Well Nikes beat me to it. This IS animal neglect and punishable by law regardless of WHO is refusing thepet care they will go after both responsible adults inthe home. This dog is going to heal deformed and may even end up having to have the leg amputated. The cost for proper care is way less than amputating the leg later. Maybe $69 for the x-ray, $30 for the office visit, and $25 for meds. All in all not a whole lot and part of the responsibility you BOTH took on when you got this dog. Besides if it was another kid that hurt the dog HIS parents should be paying the vet bill not you... unless you lied about what truly happened to this pup and it was your child who threw it from the top bunk. it NEEDS proper medical care regardless of what happened. If you want to teach your son about proper care of a pet... well THIS is all part of it. Besides what are you doing to make sure it has all it's shots? It should need to be going in for it's next series of shots soon anyway since it's still a pup so what's the big deal? 

This is VERY aggravating and upsetting for those of us who spend our last DIME to make sure our pets have everything they need.

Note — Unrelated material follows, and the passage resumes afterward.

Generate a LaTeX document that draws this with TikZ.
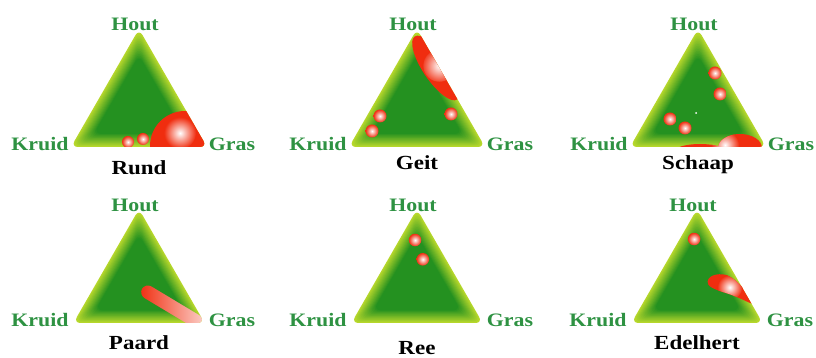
\documentclass[tikz,border=0pt]{standalone}
\usepackage{fontspec}
\setmainfont{Liberation Serif}[FakeStretch=1.15]
\definecolor{geel}{RGB}{184,216,44}
\definecolor{donkergroen}{RGB}{36,145,32}
\definecolor{labelgroen}{RGB}{46,146,66}
\definecolor{rood}{RGB}{240,45,15}
\newcommand\driehoekclip{\clip[rounded corners=7] (-68,0) -- (0,118) -- (68,0) -- cycle;}
\begin{document}
\begin{tikzpicture}
    [
    x=1pt, y=1pt,
    lbl/.style={text=labelgroen, font=\bfseries\fontsize{19}{21}\selectfont, anchor=base},
    titel/.style={text=black, font=\bfseries\fontsize{20}{22}\selectfont, anchor=base},
    bol/.style={inner color=white, outer color=rood}
    ]
    \useasboundingbox (0,0) rectangle (816,358);
    % de zes driehoeken met hun labels
    \foreach \px/\py/\sc/\naam/\hy/\ty [count=\n] in {139/211/1/Rund/116/-28, 417/211/1/Geit/116/-23,
      698/211/1/Schaap/116/-23, 139/35/0.965/Paard/111/-27, 417/35/0.965/Ree/111/-32,
      697/35/0.965/Edelhert/111/-27}
    {
      \begin{scope}[shift={(\px,\py)}]
        \begin{scope}[scale=\sc]
          \foreach \i in {0,...,16}
          {
            \pgfmathsetmacro\s{1-0.021*\i}
            \pgfmathsetmacro\p{\i*6.25}
            \fill[donkergroen!\p!geel, rounded corners=7]
              (-68*\s,39.3-39.3*\s) -- (0,39.3+78.7*\s) -- (68*\s,39.3-39.3*\s) -- cycle;
          }
        \end{scope}
        \node (hout\n) at (-4,\hy) [lbl] {Hout};
        \node (kruid\n) at (-99,-4) [lbl] {Kruid};
        \node (gras\n) at (93,-4) [lbl] {Gras};
        \node (titel\n) at (0,\ty) [titel] {\naam};
      \end{scope}
    }
    % Rund
    \begin{scope}[shift={(139,211)}]
      \driehoekclip
      \fill[rood] (46,1) circle (35);
      \shade[bol] (41,14) circle (16);
      \shade[bol] (-11,5) circle (6);
      \shade[bol] (4,8) circle (6);
    \end{scope}
    % Geit
    \begin{scope}[shift={(417,211)}]
      \driehoekclip
      \begin{scope}[shift={(19,79)}, rotate=-56]
        \clip (0,0) ellipse (38 and 13);
        \fill[rood] (0,0) ellipse (38 and 13);
        \shade[bol] (0,4) circle (16);
      \end{scope}
      \shade[bol] (-37,31) circle (6.5);
      \shade[bol] (-45,16) circle (6.5);
      \shade[bol] (34,33) circle (6.5);
    \end{scope}
    % Schaap
    \begin{scope}[shift={(698,211)}]
      \driehoekclip
      \shade[bol] (17,74) circle (6.5);
      \shade[bol] (22,53) circle (6.5);
      \shade[bol] (-28,28) circle (6.5);
      \shade[bol] (-13,19) circle (6.5);
      \fill[white] (-2,34) circle (1);
      \clip (2,-4) ellipse (25 and 7) (42,-1) ellipse (22 and 14);
      \fill[rood] (-30,-20) rectangle (70,20);
      \shade[bol] (27,2) circle (14);
    \end{scope}
    % Paard
    \begin{scope}[shift={(139,35)}, scale=0.965]
      \driehoekclip
      \begin{scope}[shift={(34,17)}, rotate=-31]
        \shade[left color=rood, right color=white!78!rood, rounded corners=7]
          (-36,-7) rectangle (36,7);
      \end{scope}
    \end{scope}
    % Ree
    \begin{scope}[shift={(417,35)}, scale=0.965]
      \shade[bol] (-2,86) circle (6.5);
      \shade[bol] (6,66) circle (6.5);
    \end{scope}
    % Edelhert
    \begin{scope}[shift={(697,35)}, scale=0.965]
      \driehoekclip
      \shade[bol] (-3,87) circle (6.5);
      \clip (11,43) .. controls (12,51) and (26,52) .. (32,49)
        .. controls (43,44) and (51,33) .. (57,20)
        .. controls (51,22) and (41,28) .. (27,32)
        .. controls (18,35) and (10,38) .. (11,43);
      \fill[rood] (0,10) rectangle (60,55);
      \shade[bol] (34,37) circle (13);
    \end{scope}
  \end{tikzpicture}
\end{document}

You chose a chihuahua... guess what, they break a lot easier than your average dog, and if this came from a rescue or responsible breeder then they never should have placed such a small dog in a home with kids inexperienced with pet ownership. YOU took on a HIGHER risk pet so you should do what's right by the pet. F**k your husband. What he's doing is illegal, and by you NOT doing something against him makes you wrong too. You should have had a vet picked BEFORE you brought the dog home, and now you know part of the reason why.


----------



## GypsyJazmine (Nov 27, 2009)

The puppy NEEDS to see a vet A.S.A.P.!!!...It is your LEGAL & MORAL obligation to see that this happens!
Sell something, pawn something, borrow the money!...If you can't get the pup the care it needs surrender it to a rescue or Humane Society where it can get the care it needs & then a home where they can afford it!


----------



## Elana55 (Jan 7, 2008)

Luvleegirl I am sorry you are in what seems to be a very controlling relationship with a man you probably love for other reasons (which I cannot fathom). Allowing him to dictate that this dog is not to see a vet is teaching your son it is OK to let someone you love suffer in favor of money. 

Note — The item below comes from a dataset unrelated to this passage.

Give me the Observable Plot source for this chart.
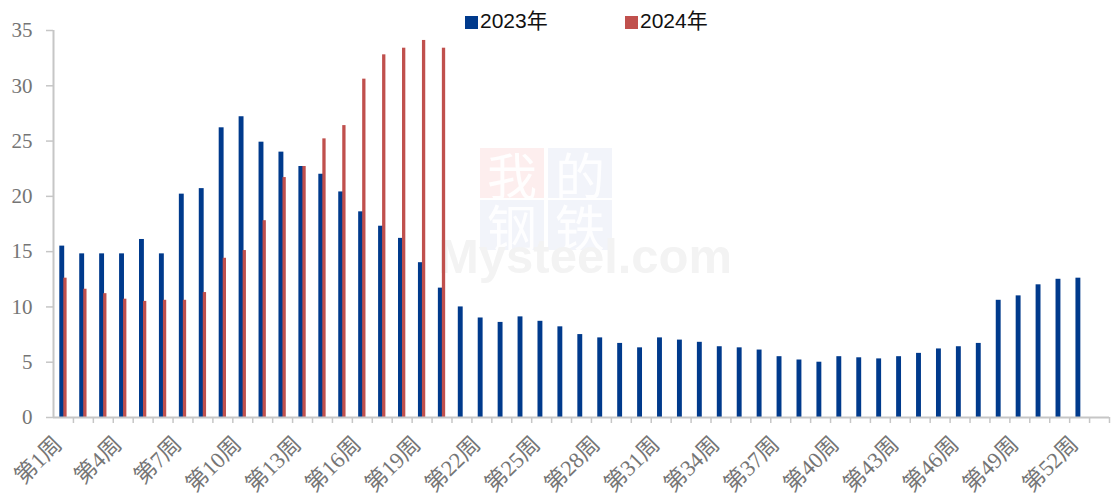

Giving your Husband control of the money and not having any say in that is a recipe for a disaster that will make both you and your son even sadder than taking your little puppy to a shelter. At a shelter the puppy may have access to proper veterinary care. 

I am so sorry that this has happened. I am sorry for the innocents in this that are forced to suffer.


----------



## Curbside Prophet (Apr 28, 2006)

Regardless of your circumstances, vet care in dog ownership is not voluntary. That's why we have this note above...


> **Important* - All serious concerns with your dog's health and well-being should be handled by a Veterinarian, so please refrain from asking questions that are best suited for their office.


I wish you and your pup the best of luck.


----------